> **Rows from a dataset of charts and code**:
======
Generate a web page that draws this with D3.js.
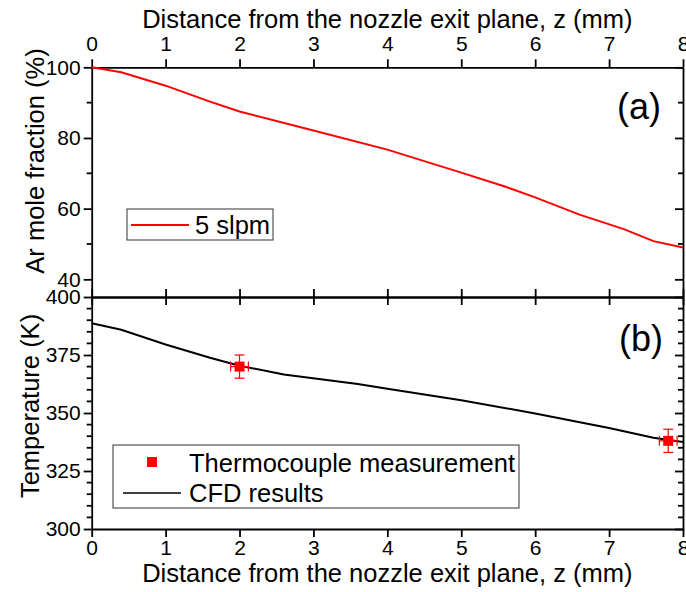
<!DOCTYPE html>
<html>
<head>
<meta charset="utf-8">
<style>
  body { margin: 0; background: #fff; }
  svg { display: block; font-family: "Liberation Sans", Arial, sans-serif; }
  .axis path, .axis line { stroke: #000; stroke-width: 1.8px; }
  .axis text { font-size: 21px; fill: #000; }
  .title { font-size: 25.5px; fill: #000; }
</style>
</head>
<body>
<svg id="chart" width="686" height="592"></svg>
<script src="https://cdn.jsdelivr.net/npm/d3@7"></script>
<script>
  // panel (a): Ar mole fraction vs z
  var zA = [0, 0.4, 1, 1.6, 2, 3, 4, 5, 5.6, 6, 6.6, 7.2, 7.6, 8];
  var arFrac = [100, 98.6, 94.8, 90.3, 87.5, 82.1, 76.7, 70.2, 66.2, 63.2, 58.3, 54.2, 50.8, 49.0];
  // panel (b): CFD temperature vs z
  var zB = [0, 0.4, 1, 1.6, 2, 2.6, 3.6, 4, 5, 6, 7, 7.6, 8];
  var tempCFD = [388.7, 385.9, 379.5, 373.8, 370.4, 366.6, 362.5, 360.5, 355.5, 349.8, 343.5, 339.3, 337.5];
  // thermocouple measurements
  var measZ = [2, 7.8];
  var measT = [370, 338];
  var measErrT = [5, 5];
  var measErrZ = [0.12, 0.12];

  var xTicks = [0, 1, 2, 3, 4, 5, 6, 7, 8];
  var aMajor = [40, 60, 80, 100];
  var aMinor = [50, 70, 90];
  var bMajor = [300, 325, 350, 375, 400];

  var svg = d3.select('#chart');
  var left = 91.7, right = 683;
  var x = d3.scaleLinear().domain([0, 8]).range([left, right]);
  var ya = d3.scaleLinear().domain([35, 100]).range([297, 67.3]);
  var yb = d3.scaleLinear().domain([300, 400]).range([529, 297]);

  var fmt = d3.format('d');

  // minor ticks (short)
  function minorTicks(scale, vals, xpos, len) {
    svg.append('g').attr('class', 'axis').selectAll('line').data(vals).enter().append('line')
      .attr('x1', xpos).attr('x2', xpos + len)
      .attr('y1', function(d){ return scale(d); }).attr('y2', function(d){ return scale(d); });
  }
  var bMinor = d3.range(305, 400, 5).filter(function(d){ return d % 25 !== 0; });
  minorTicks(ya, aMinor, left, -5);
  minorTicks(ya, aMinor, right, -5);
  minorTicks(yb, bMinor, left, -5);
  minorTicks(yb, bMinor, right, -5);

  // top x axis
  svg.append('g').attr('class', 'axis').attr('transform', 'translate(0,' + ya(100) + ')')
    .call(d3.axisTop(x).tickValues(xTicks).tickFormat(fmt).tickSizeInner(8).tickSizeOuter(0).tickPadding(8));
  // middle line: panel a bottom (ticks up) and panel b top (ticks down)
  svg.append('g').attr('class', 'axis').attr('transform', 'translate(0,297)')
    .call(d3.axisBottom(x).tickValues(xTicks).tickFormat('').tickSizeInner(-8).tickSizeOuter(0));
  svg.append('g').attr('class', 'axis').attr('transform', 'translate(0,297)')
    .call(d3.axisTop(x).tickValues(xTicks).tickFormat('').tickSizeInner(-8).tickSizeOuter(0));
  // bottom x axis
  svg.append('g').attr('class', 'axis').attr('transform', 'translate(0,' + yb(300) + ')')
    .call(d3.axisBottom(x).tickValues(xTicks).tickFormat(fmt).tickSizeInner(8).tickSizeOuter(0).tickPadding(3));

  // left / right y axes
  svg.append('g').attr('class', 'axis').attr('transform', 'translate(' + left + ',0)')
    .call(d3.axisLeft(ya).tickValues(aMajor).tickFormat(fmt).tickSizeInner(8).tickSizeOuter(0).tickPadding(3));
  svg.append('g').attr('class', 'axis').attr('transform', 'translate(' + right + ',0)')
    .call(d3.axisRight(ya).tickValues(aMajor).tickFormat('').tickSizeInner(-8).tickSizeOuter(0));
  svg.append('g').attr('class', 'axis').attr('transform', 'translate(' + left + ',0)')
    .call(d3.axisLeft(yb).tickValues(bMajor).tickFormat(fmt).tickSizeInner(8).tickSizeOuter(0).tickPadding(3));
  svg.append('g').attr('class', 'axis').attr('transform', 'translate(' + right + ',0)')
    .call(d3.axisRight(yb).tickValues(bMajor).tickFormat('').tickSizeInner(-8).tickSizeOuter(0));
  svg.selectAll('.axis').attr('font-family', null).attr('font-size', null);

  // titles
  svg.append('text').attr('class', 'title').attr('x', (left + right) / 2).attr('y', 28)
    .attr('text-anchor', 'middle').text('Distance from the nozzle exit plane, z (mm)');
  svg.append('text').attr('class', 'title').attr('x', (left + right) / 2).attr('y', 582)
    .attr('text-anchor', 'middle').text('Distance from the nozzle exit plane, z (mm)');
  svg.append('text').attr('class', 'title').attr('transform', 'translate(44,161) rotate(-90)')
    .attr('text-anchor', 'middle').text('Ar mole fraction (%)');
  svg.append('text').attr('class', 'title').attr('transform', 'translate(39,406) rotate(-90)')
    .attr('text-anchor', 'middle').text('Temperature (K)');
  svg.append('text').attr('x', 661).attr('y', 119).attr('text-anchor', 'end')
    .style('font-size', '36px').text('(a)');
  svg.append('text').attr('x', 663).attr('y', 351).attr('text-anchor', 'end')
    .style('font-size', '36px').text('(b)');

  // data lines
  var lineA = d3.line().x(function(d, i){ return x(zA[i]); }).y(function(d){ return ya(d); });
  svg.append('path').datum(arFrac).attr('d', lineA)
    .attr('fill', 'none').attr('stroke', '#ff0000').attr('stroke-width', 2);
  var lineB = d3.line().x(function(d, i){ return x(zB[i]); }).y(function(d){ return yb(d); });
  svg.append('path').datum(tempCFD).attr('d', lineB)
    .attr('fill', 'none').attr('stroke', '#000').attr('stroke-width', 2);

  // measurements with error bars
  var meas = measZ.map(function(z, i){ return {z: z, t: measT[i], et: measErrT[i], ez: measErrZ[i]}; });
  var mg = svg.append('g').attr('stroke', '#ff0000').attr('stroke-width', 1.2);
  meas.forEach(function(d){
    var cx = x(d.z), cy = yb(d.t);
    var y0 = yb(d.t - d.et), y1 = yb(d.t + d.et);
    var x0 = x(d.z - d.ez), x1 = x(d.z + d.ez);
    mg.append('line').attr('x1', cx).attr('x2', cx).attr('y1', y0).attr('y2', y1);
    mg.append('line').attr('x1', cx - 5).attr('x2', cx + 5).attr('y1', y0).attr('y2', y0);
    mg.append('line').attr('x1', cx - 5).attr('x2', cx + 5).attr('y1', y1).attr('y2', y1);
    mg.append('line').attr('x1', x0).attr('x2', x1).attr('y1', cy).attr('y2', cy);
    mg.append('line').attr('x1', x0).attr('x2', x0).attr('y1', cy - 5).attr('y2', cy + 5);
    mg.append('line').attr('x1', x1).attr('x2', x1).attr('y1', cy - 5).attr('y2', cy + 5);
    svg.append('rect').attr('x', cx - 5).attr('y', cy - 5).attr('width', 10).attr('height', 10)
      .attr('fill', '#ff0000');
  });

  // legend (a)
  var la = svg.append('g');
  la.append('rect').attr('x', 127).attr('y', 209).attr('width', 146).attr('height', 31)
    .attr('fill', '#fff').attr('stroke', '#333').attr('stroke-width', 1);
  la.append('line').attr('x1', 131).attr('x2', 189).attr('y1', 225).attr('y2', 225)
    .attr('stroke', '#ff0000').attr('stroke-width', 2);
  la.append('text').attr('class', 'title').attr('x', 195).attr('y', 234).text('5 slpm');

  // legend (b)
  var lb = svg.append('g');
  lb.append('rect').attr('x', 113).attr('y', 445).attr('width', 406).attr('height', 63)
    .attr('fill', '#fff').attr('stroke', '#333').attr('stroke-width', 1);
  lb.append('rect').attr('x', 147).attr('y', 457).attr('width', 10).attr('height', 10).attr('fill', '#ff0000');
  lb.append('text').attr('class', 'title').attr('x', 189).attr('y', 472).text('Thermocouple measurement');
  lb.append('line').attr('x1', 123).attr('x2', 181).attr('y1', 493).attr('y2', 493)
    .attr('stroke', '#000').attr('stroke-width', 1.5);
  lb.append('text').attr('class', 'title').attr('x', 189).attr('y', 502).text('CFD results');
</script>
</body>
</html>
======
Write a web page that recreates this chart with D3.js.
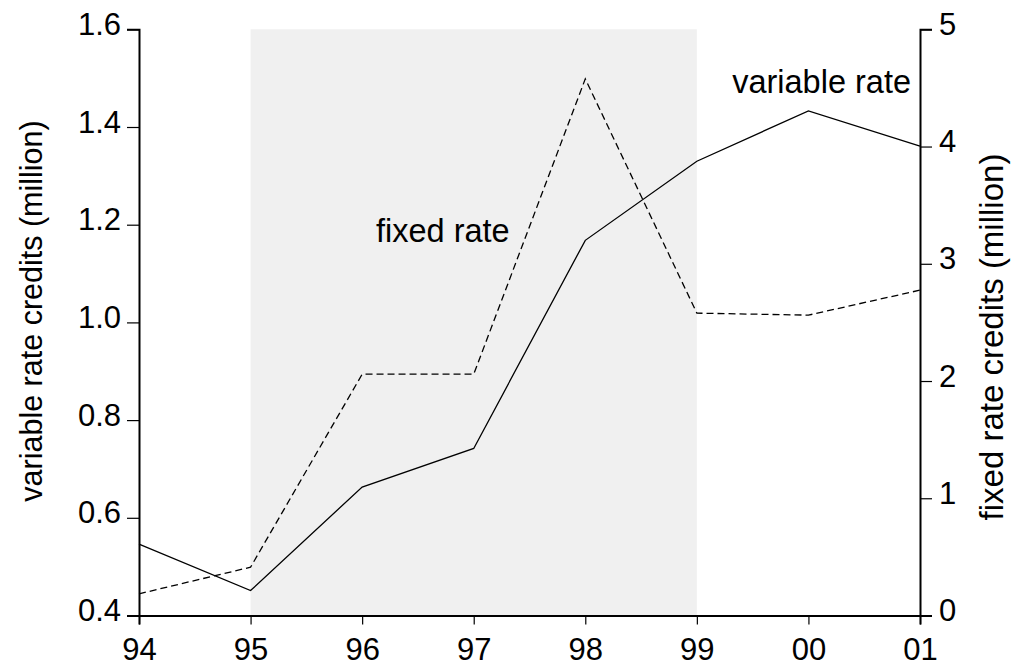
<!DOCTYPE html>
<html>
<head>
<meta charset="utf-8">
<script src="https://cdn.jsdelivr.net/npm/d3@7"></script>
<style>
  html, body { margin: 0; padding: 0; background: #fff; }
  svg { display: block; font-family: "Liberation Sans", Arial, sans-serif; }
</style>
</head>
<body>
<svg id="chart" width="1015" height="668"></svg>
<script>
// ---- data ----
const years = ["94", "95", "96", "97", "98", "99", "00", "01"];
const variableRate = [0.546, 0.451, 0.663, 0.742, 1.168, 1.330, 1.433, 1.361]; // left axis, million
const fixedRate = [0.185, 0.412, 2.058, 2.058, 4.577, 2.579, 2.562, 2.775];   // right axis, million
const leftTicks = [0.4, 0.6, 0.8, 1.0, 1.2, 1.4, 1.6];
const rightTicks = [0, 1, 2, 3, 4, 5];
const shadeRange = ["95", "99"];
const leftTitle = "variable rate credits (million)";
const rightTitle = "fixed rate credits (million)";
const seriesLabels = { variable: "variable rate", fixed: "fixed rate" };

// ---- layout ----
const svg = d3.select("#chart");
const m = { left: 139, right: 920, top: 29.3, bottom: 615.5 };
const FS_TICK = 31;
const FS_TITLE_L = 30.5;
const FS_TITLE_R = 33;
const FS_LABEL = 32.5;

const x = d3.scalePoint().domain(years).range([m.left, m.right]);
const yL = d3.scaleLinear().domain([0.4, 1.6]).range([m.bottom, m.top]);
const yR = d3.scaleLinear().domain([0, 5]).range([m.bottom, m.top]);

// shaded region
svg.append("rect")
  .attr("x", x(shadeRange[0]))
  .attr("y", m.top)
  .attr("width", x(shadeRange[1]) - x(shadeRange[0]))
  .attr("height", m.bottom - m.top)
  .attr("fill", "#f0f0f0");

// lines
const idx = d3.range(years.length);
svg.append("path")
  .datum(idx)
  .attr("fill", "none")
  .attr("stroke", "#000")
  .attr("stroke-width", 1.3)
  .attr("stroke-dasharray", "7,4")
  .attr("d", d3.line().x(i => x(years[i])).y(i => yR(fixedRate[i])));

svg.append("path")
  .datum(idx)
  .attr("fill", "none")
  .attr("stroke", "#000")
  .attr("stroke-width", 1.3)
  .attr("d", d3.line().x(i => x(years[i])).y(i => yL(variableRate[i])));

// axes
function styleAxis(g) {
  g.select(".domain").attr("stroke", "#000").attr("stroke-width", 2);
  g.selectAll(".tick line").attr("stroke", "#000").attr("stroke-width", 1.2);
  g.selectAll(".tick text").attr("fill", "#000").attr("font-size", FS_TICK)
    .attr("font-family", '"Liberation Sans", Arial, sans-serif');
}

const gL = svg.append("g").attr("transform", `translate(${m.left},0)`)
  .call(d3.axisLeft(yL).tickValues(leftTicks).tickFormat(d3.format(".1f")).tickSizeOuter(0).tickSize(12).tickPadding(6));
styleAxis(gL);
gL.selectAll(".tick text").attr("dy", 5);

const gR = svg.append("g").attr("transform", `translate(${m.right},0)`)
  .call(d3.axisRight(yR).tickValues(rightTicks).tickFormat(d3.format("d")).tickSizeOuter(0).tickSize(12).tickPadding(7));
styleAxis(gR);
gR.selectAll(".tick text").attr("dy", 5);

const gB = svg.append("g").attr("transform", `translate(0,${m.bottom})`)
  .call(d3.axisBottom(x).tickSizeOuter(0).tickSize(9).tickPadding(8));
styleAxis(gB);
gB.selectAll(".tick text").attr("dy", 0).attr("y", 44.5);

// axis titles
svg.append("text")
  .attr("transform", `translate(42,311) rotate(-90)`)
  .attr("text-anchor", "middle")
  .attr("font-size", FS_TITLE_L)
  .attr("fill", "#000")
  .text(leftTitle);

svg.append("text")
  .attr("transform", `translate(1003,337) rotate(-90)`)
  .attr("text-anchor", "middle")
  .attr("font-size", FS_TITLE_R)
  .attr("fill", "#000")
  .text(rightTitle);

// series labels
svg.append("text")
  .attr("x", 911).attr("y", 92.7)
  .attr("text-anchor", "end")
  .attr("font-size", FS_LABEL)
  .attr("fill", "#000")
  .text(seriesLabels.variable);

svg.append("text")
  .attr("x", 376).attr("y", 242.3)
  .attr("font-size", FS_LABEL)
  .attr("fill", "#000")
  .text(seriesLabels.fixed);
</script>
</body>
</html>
======
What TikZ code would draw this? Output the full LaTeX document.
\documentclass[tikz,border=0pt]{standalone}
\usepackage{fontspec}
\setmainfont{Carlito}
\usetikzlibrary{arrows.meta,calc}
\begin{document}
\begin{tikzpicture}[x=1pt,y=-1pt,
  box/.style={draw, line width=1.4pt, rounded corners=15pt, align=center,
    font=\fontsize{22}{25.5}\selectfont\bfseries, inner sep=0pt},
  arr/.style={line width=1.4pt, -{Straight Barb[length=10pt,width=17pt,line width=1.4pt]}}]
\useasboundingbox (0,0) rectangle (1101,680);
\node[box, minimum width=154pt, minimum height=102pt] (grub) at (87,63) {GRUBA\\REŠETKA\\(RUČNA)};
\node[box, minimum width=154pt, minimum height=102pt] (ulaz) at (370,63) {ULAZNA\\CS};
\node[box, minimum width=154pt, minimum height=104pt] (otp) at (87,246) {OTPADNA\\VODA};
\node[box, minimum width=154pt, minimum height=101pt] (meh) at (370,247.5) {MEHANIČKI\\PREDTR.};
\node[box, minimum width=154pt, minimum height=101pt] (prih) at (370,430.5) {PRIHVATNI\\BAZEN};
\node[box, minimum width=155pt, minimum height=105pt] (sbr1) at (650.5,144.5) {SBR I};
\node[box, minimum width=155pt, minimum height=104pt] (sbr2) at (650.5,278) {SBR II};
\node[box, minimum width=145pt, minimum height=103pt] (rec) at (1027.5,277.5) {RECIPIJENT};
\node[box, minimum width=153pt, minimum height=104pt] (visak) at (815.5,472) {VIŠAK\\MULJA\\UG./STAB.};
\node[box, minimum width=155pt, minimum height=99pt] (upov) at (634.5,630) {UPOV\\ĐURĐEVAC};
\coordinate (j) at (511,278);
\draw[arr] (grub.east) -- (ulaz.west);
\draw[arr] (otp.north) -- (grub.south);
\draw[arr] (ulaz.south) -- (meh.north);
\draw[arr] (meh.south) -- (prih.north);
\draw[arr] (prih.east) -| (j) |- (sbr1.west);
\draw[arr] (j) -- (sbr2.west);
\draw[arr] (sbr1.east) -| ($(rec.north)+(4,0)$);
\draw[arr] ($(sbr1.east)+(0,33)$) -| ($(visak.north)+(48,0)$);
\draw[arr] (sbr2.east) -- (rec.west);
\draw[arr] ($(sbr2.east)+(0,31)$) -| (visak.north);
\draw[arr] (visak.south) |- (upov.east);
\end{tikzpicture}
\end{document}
======
> **YOUR OBJECTIVE**:
Above are records with pictures. Reproduce exactly only the lines from the line with "Generate a web" through the line with "minorTicks(yb, bMinor, right, -5);", both ends included, and leave the pictures out.

> **ANSWER IN FULL**:
Generate a web page that draws this with D3.js.
<!DOCTYPE html>
<html>
<head>
<meta charset="utf-8">
<style>
  body { margin: 0; background: #fff; }
  svg { display: block; font-family: "Liberation Sans", Arial, sans-serif; }
  .axis path, .axis line { stroke: #000; stroke-width: 1.8px; }
  .axis text { font-size: 21px; fill: #000; }
  .title { font-size: 25.5px; fill: #000; }
</style>
</head>
<body>
<svg id="chart" width="686" height="592"></svg>
<script src="https://cdn.jsdelivr.net/npm/d3@7"></script>
<script>
  // panel (a): Ar mole fraction vs z
  var zA = [0, 0.4, 1, 1.6, 2, 3, 4, 5, 5.6, 6, 6.6, 7.2, 7.6, 8];
  var arFrac = [100, 98.6, 94.8, 90.3, 87.5, 82.1, 76.7, 70.2, 66.2, 63.2, 58.3, 54.2, 50.8, 49.0];
  // panel (b): CFD temperature vs z
  var zB = [0, 0.4, 1, 1.6, 2, 2.6, 3.6, 4, 5, 6, 7, 7.6, 8];
  var tempCFD = [388.7, 385.9, 379.5, 373.8, 370.4, 366.6, 362.5, 360.5, 355.5, 349.8, 343.5, 339.3, 337.5];
  // thermocouple measurements
  var measZ = [2, 7.8];
  var measT = [370, 338];
  var measErrT = [5, 5];
  var measErrZ = [0.12, 0.12];

  var xTicks = [0, 1, 2, 3, 4, 5, 6, 7, 8];
  var aMajor = [40, 60, 80, 100];
  var aMinor = [50, 70, 90];
  var bMajor = [300, 325, 350, 375, 400];

  var svg = d3.select('#chart');
  var left = 91.7, right = 683;
  var x = d3.scaleLinear().domain([0, 8]).range([left, right]);
  var ya = d3.scaleLinear().domain([35, 100]).range([297, 67.3]);
  var yb = d3.scaleLinear().domain([300, 400]).range([529, 297]);

  var fmt = d3.format('d');

  // minor ticks (short)
  function minorTicks(scale, vals, xpos, len) {
    svg.append('g').attr('class', 'axis').selectAll('line').data(vals).enter().append('line')
      .attr('x1', xpos).attr('x2', xpos + len)
      .attr('y1', function(d){ return scale(d); }).attr('y2', function(d){ return scale(d); });
  }
  var bMinor = d3.range(305, 400, 5).filter(function(d){ return d % 25 !== 0; });
  minorTicks(ya, aMinor, left, -5);
  minorTicks(ya, aMinor, right, -5);
  minorTicks(yb, bMinor, left, -5);
  minorTicks(yb, bMinor, right, -5);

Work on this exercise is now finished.